In our monitoring of the retail energy market for gas and electricity, we collect and analyse a vast range of data. Our retail market indicators give a snapshot of this monitoring. They draw from a comprehensive framework which underpins our ongoing monitoring, including our annual update on the retail energy markets in Great Britain. You can view these updates in the related publications section below. 

These market indicators and data are not intended for use or to be relied on for any commercial purposes. View copyright and disclaimer

If you have feedback on the indicators, please contact us.

Market structure

In Q4 2022 the number of active licensed suppliers dropped by one to 22. This was due to one exit and no entries.  

The combined market share of the large legacy suppliers fell by one percentage point in electricity to 71% and remained unchanged at 71% in gas. Other large, medium and small suppliers accounted for the remaining 29% in both fuels. 
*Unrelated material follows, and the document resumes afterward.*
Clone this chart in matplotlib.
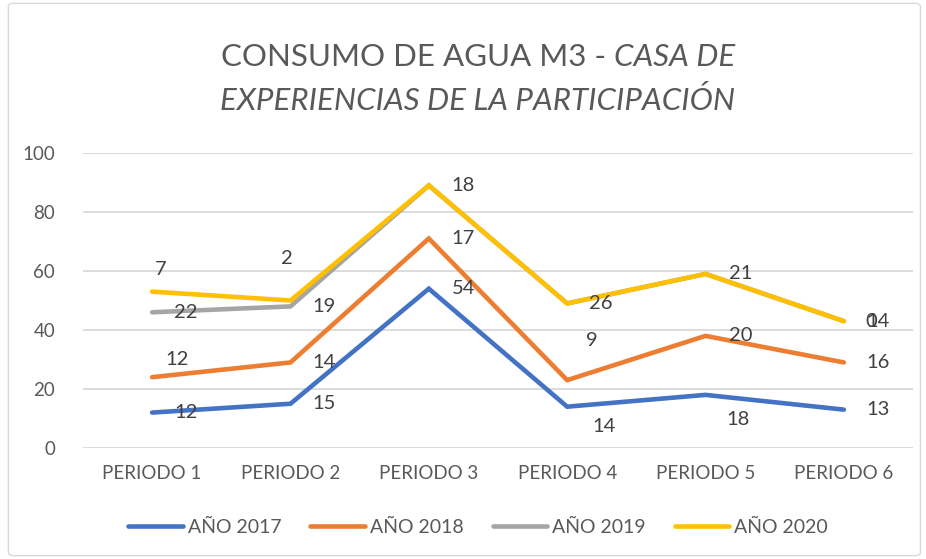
import matplotlib
matplotlib.use("Agg")
import matplotlib.pyplot as plt
from matplotlib.patches import FancyBboxPatch
import numpy as np

categories = ["PERIODO 1", "PERIODO 2", "PERIODO 3", "PERIODO 4", "PERIODO 5", "PERIODO 6"]
series_names = ["AÑO 2017", "AÑO 2018", "AÑO 2019", "AÑO 2020"]
anio_2017 = [12, 15, 54, 14, 18, 13]
anio_2018 = [12, 14, 17, 9, 20, 16]
anio_2019 = [22, 19, 18, 26, 21, 14]
anio_2020 = [7, 2, None, None, None, 0]
colors = ["#4472C4", "#ED7D31", "#A5A5A5", "#FFC000"]

# label offsets in pixels (dx, dy) per series / point
offsets = [
    [(22, 0), (22, 0), (23, 0), (25, -20), (21, -25), (22, 0)],
    [(13, 18), (22, 0), (23, 0), (19, 40), (23, 0), (22, 0)],
    [(22, 0), (22, 0), (23, 0), (22, 0), (23, 0), (22, 0)],
    [(3, 22), (-9, 42), (23, 0), (22, 0), (23, 0), (22, 0)],
]

FONT = "Lato"
TXT = "#595959"

fig = plt.figure(figsize=(9.26, 5.59), dpi=100)
fig.patch.set_facecolor("white")
border = FancyBboxPatch((0.009, 0.006), 0.985, 0.988, boxstyle="round,pad=0,rounding_size=0.006",
                        transform=fig.transFigure, fill=False, edgecolor="#D9D9D9", linewidth=1.0)
fig.patches.append(border)

ax = fig.add_axes([0.0896, 0.1986, 0.8964, 0.5277])
x = np.arange(len(categories))
data = [anio_2017, anio_2018, anio_2019, anio_2020]
cum = np.zeros(len(categories))
lines = []
for i, s in enumerate(data):
    vals = np.array([0 if v is None else v for v in s], dtype=float)
    cum = cum + vals
    ln, = ax.plot(x, cum, color=colors[i], lw=3.3, solid_capstyle="round",
                  solid_joinstyle="miter", zorder=3 + i, label=series_names[i])
    lines.append(ln)
    for j, v in enumerate(s):
        if v is None:
            continue
        dx, dy = offsets[i][j]
        ax.annotate(str(v), (x[j], cum[j]), xytext=(dx, dy), textcoords="offset pixels",
                    ha="left", va="center", fontsize=14.5, color="#404040", family=FONT, zorder=10)

ax.set_xlim(-0.5, len(categories) - 0.5)
ax.set_ylim(0, 100)
ax.set_yticks(np.arange(0, 101, 20))
ax.set_xticks(x)
ax.set_xticklabels(categories, fontsize=13.5, color=TXT, family=FONT)
for lab in ax.get_yticklabels():
    lab.set_fontsize(13.5)
    lab.set_color(TXT)
    lab.set_family(FONT)
ax.tick_params(axis="both", length=0)
ax.tick_params(axis="y", pad=20)
ax.tick_params(axis="x", pad=12)
ax.grid(axis="y", color="#D9D9D9", lw=1.3)
ax.set_axisbelow(True)
for sp in ax.spines.values():
    sp.set_visible(False)

# Title with mixed styles
fig.canvas.draw()
r = fig.canvas.get_renderer()
cx = 478 / 926
tsize = 22.5
t1a = fig.text(0, 1 - 57 / 559, "CONSUMO DE AGUA M3 - ", fontsize=tsize, color=TXT, family=FONT, va="center")
t1b = fig.text(0, 1 - 57 / 559, "CASA DE", fontsize=tsize, color=TXT, family=FONT, va="center", style="italic")
w1 = t1a.get_window_extent(r).width
w2 = t1b.get_window_extent(r).width
start = cx * 926 - (w1 + w2) / 2
t1a.set_x(start / 926)
t1b.set_x((start + w1) / 926)
fig.text(cx, 1 - 100 / 559, "EXPERIENCIAS DE LA PARTICIPACIÓN", fontsize=tsize, color=TXT,
         family=FONT, va="center", ha="center", style="italic")

fig.legend(handles=lines, labels=series_names, loc="center", bbox_to_anchor=(478 / 926, 1 - 527 / 559),
           ncol=4, frameon=False, fontsize=14, handlelength=2.8, handletextpad=0.25,
           columnspacing=1.5, prop={"family": FONT, "size": 14}, labelcolor=TXT)

fig.savefig("out.png", dpi=100, facecolor="white")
For our classification of suppliers by size see the ‘information tab’ of the market share indicators.

Prices and profits

In April 2023 wholesale market prices have continued to fall, but they remain around twice as high as prices observed before the gas crisis started in the second half of 2021.   

Following the Spring Budget announcement, the Energy Price Guarantee (EPG) will remain below the price cap values set for the period from April to June. Suppliers are expected to keep their tariff prices in compliance with the EPG. While variable tariffs have generally remained on offer with prices adjusted towards the EPG levels, suppliers have withdrawn fixed tariffs from sale to new customers and adjusted prices only for existing (but not for sale) fixed tariffs. As a result, there is still no available update on the average price of fixed tariffs in the market this month. 

The average price of SVTs with large legacy suppliers for a typical dual fuel customer paying with direct debit decreased by one pound to £2,499, coinciding with the EPG. The cheapest tariff in the market increased to £2,450 in April 2023. The cheapest tariff basket also increased to £2,489. As a result, the differential between the average price of SVTs for the large legacy suppliers and the cheapest tariff basket decreased to £9. 

From 14 April 2022, we have required suppliers to pay a Market Stabilisation Charge when acquiring new customers. The market stabilisation charge will only apply in certain market conditions (that would otherwise create risks to market stability), which we will assess on a weekly basis. You can find out if the Market Stabilisation Charge has been triggered, and if so what the level of the charge is on our website at Market Stabilisation Charge dashboard | Ofgem


In March 2023, the total number of switches was up 20% relative to February 2023, and 59% above the level observed in March 2022, but remains significantly lower than before the gas price crisis started. The number of electricity switches increased from 121,335 to 147,218, while gas switches increased from 74,902 to 88,151.  

The proportion of net gains switching away from the large legacy supplier was around 30%, compared to 15% in February 2022, mainly reflecting customers’ movements towards other large and medium suppliers. 


Methodology and sources

We have selected this range of indicators to support general understanding of the market, including how they contribute to the key priorities outlined in our strategic narrative. We also aim to provide a picture of the market where it is not produced elsewhere, or where there is scope for us to set a clear methodology for the data.

Our data comes from sources that are either publicly available, provided by third parties or from responses to Ofgem information requests. Specific sources and relevant dates are listed with each indicator. We are grateful to third parties for allowing us to reproduce their data. 

Most of these indicators will be updated quarterly while still allowing access to historic information. Updates will depend on the availability of data for an indicator. 

We will review the indicators periodically to ensure they continue to help promote transparency and understanding of the retail energy market and as additional sources of information become available.